## Aim of the exercise:
Produce nothing but an exact copy of the lines from the one containing "Rebuild this chart" through the one containing "const axisStep = 10;", and do not carry over pictures.

## Stored records:
* * *

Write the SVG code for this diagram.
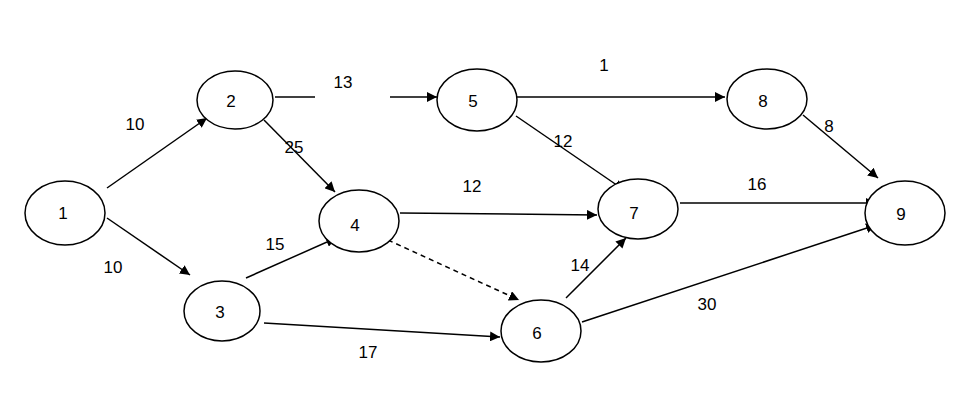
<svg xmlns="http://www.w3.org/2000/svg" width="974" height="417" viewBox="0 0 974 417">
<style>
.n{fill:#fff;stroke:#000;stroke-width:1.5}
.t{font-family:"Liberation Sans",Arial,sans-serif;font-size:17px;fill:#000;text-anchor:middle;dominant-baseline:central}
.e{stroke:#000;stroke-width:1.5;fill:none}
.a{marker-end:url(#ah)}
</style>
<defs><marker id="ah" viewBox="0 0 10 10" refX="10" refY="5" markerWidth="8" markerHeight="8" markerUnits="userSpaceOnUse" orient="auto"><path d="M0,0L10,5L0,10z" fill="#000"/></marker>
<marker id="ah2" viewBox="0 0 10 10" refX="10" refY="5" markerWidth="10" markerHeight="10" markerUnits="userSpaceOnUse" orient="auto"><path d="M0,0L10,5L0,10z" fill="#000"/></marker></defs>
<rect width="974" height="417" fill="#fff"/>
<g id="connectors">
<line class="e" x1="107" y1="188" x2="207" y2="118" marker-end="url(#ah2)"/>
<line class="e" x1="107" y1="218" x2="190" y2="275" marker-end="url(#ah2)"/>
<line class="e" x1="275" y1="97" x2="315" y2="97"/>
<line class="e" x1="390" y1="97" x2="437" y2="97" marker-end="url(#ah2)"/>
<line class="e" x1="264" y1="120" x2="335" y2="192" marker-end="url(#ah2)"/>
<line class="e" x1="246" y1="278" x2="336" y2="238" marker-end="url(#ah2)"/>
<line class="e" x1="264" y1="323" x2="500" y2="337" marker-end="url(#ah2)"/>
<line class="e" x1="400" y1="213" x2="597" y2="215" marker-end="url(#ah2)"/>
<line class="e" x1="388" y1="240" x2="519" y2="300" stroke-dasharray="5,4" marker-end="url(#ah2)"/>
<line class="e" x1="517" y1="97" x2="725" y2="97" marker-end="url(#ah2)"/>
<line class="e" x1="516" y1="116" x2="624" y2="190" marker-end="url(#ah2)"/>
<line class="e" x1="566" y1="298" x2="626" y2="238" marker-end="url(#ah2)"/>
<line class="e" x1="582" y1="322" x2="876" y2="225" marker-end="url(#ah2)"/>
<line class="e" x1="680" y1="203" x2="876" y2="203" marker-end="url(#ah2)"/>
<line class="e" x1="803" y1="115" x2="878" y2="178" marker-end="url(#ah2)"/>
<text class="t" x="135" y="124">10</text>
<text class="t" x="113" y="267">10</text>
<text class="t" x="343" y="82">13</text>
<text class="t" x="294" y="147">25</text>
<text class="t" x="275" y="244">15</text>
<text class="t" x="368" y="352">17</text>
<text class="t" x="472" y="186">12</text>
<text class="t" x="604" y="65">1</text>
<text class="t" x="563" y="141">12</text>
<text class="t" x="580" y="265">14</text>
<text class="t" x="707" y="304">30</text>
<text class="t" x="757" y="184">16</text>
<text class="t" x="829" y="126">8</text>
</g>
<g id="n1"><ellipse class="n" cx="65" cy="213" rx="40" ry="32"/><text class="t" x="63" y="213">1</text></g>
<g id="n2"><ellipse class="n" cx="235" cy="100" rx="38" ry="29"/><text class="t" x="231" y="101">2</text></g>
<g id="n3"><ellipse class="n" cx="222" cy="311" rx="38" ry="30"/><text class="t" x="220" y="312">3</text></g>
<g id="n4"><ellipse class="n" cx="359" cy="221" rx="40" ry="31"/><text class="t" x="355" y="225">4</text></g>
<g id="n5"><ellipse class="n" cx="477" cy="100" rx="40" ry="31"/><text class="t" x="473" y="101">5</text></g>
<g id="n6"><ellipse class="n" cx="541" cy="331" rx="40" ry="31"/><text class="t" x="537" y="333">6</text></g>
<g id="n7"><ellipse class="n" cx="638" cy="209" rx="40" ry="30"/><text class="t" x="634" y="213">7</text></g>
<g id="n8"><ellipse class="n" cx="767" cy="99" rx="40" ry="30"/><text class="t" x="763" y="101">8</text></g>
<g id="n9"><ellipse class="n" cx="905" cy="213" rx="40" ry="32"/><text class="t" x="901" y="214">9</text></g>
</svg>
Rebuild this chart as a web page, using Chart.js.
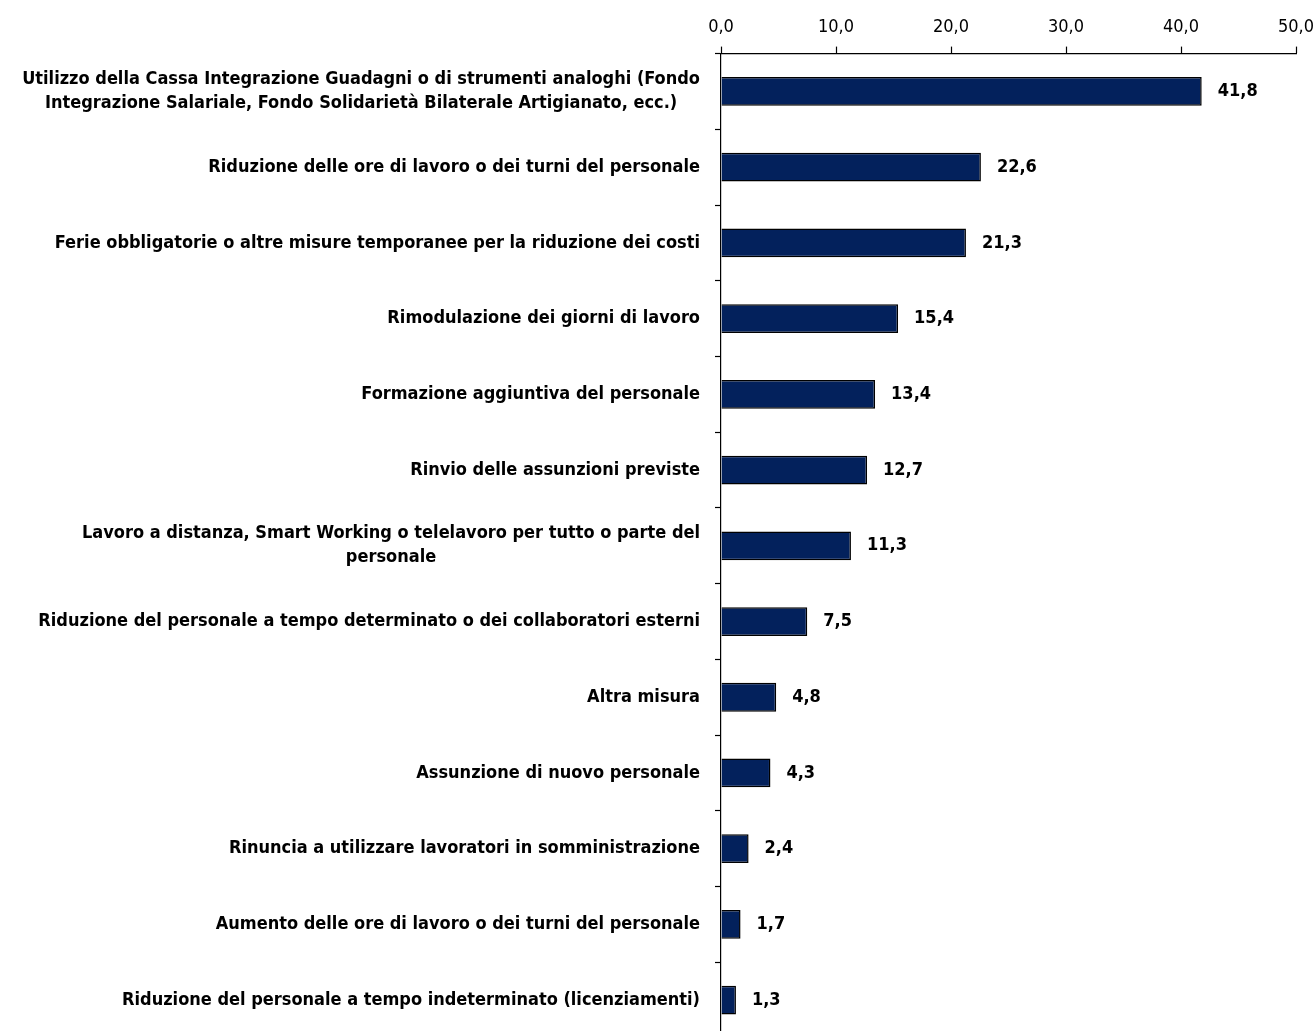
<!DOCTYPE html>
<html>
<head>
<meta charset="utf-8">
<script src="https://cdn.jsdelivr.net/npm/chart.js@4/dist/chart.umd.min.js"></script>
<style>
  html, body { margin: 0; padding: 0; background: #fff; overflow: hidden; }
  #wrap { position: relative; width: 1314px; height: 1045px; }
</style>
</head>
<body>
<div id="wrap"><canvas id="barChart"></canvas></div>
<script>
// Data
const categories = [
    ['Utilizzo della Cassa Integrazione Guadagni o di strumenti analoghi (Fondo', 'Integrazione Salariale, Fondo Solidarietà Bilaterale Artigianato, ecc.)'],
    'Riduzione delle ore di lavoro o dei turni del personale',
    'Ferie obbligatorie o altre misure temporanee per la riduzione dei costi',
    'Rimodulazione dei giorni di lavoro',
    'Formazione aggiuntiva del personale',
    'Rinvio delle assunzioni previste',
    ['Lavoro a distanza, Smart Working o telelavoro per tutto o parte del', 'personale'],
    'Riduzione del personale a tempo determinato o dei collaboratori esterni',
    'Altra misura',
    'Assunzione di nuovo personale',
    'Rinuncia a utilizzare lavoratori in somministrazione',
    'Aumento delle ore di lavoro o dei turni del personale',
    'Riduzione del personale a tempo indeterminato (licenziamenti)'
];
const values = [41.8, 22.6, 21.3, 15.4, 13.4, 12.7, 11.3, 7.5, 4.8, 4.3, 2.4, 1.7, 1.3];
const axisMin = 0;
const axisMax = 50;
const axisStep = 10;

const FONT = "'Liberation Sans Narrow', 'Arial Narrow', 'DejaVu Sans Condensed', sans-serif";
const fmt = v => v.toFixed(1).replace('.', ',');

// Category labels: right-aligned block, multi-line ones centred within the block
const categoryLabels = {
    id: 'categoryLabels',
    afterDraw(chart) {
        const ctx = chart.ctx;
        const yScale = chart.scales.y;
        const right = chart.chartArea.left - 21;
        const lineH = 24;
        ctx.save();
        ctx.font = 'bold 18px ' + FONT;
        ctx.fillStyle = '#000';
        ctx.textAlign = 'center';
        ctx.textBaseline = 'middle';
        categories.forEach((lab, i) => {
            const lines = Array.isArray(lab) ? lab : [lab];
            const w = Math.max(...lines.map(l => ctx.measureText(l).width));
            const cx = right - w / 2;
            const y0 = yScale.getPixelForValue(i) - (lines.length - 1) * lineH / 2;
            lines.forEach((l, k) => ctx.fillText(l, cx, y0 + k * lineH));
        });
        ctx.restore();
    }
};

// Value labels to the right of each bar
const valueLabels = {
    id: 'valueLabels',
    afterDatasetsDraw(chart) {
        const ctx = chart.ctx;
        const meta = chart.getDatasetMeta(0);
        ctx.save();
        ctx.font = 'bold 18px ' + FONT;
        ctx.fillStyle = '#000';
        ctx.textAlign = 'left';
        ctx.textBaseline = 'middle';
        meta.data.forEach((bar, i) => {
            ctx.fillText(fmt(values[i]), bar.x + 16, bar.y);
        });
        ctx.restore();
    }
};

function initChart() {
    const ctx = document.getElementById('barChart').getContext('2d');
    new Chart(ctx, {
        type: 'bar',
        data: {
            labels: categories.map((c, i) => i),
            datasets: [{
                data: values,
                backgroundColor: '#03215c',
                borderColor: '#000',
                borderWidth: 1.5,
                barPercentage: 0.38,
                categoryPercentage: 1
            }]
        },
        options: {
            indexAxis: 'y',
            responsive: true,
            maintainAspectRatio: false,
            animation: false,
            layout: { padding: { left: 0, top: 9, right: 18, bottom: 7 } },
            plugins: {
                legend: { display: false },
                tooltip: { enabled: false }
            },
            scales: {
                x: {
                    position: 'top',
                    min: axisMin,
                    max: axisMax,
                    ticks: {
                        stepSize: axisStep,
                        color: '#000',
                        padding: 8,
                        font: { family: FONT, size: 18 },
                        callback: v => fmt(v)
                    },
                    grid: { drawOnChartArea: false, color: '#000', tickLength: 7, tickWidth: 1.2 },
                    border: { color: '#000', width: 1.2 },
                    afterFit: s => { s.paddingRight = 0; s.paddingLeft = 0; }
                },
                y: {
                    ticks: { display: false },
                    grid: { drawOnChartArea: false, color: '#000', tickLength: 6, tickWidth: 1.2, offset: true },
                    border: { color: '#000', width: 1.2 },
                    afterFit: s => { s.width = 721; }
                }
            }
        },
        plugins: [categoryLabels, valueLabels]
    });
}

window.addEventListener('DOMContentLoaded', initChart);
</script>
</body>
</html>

* * *

## Solution:
Rebuild this chart as a web page, using Chart.js.
<!DOCTYPE html>
<html>
<head>
<meta charset="utf-8">
<script src="https://cdn.jsdelivr.net/npm/chart.js@4/dist/chart.umd.min.js"></script>
<style>
  html, body { margin: 0; padding: 0; background: #fff; overflow: hidden; }
  #wrap { position: relative; width: 1314px; height: 1045px; }
</style>
</head>
<body>
<div id="wrap"><canvas id="barChart"></canvas></div>
<script>
// Data
const categories = [
    ['Utilizzo della Cassa Integrazione Guadagni o di strumenti analoghi (Fondo', 'Integrazione Salariale, Fondo Solidarietà Bilaterale Artigianato, ecc.)'],
    'Riduzione delle ore di lavoro o dei turni del personale',
    'Ferie obbligatorie o altre misure temporanee per la riduzione dei costi',
    'Rimodulazione dei giorni di lavoro',
    'Formazione aggiuntiva del personale',
    'Rinvio delle assunzioni previste',
    ['Lavoro a distanza, Smart Working o telelavoro per tutto o parte del', 'personale'],
    'Riduzione del personale a tempo determinato o dei collaboratori esterni',
    'Altra misura',
    'Assunzione di nuovo personale',
    'Rinuncia a utilizzare lavoratori in somministrazione',
    'Aumento delle ore di lavoro o dei turni del personale',
    'Riduzione del personale a tempo indeterminato (licenziamenti)'
];
const values = [41.8, 22.6, 21.3, 15.4, 13.4, 12.7, 11.3, 7.5, 4.8, 4.3, 2.4, 1.7, 1.3];
const axisMin = 0;
const axisMax = 50;
const axisStep = 10;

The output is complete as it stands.